### MATERIAL
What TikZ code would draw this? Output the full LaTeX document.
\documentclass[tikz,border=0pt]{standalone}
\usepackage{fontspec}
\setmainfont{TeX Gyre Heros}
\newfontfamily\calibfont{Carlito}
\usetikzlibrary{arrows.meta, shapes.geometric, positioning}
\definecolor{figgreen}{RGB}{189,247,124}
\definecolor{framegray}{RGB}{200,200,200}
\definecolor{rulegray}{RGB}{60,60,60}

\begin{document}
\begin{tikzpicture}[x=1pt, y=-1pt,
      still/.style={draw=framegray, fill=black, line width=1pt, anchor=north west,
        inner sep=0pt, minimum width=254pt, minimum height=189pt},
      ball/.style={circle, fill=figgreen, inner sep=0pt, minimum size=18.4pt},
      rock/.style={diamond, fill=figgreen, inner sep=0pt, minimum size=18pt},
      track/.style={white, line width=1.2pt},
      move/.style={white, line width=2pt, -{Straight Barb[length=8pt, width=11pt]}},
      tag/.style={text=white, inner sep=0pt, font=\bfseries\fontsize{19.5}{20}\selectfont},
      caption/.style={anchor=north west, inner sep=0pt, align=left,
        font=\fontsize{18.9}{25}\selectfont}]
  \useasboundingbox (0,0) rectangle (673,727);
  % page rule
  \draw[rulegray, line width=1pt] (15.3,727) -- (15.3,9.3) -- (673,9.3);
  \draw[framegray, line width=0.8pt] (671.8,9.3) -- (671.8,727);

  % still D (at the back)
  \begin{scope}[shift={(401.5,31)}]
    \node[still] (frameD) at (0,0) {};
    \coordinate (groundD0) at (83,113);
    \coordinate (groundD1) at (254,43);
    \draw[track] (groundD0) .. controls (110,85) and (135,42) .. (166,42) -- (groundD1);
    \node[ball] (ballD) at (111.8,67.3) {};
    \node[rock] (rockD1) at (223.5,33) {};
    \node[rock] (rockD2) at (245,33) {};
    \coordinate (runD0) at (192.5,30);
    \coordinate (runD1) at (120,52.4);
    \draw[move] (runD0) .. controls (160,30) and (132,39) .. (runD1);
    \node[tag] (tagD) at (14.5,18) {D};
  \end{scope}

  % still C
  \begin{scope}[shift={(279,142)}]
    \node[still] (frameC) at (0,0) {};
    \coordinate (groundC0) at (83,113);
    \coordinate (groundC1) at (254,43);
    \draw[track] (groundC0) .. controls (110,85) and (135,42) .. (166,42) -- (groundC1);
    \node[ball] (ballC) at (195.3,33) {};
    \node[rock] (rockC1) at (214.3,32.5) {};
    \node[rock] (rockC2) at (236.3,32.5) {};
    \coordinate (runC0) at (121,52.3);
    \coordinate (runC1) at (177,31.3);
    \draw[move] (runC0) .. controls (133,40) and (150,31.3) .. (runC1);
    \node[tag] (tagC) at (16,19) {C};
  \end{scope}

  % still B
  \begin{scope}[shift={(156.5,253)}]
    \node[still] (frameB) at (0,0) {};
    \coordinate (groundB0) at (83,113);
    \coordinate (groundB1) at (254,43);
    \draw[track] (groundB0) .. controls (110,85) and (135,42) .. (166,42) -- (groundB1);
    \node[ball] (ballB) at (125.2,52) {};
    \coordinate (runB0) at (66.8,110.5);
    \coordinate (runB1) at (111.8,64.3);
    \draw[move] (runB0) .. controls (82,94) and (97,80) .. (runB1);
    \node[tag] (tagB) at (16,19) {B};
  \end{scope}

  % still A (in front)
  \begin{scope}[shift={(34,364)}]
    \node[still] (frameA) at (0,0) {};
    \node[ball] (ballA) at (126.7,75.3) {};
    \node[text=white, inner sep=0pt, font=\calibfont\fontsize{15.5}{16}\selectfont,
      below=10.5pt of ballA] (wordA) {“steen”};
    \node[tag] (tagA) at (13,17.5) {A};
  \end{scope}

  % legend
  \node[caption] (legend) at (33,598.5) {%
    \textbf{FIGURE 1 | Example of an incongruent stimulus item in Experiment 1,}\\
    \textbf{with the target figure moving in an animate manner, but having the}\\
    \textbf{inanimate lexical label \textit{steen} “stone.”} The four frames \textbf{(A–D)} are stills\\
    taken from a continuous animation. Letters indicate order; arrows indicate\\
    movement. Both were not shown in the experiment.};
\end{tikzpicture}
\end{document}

### WHAT THE EXERCISE ASKS
Exactly repeat the lines running from the top of the listing to the line bearing "(671.8,9.3) -- (671.8,727);", both of those lines included, and only them.

### OUTPUT FOR THIS TASK
What TikZ code would draw this? Output the full LaTeX document.
\documentclass[tikz,border=0pt]{standalone}
\usepackage{fontspec}
\setmainfont{TeX Gyre Heros}
\newfontfamily\calibfont{Carlito}
\usetikzlibrary{arrows.meta, shapes.geometric, positioning}
\definecolor{figgreen}{RGB}{189,247,124}
\definecolor{framegray}{RGB}{200,200,200}
\definecolor{rulegray}{RGB}{60,60,60}

\begin{document}
\begin{tikzpicture}[x=1pt, y=-1pt,
      still/.style={draw=framegray, fill=black, line width=1pt, anchor=north west,
        inner sep=0pt, minimum width=254pt, minimum height=189pt},
      ball/.style={circle, fill=figgreen, inner sep=0pt, minimum size=18.4pt},
      rock/.style={diamond, fill=figgreen, inner sep=0pt, minimum size=18pt},
      track/.style={white, line width=1.2pt},
      move/.style={white, line width=2pt, -{Straight Barb[length=8pt, width=11pt]}},
      tag/.style={text=white, inner sep=0pt, font=\bfseries\fontsize{19.5}{20}\selectfont},
      caption/.style={anchor=north west, inner sep=0pt, align=left,
        font=\fontsize{18.9}{25}\selectfont}]
  \useasboundingbox (0,0) rectangle (673,727);
  % page rule
  \draw[rulegray, line width=1pt] (15.3,727) -- (15.3,9.3) -- (673,9.3);
  \draw[framegray, line width=0.8pt] (671.8,9.3) -- (671.8,727);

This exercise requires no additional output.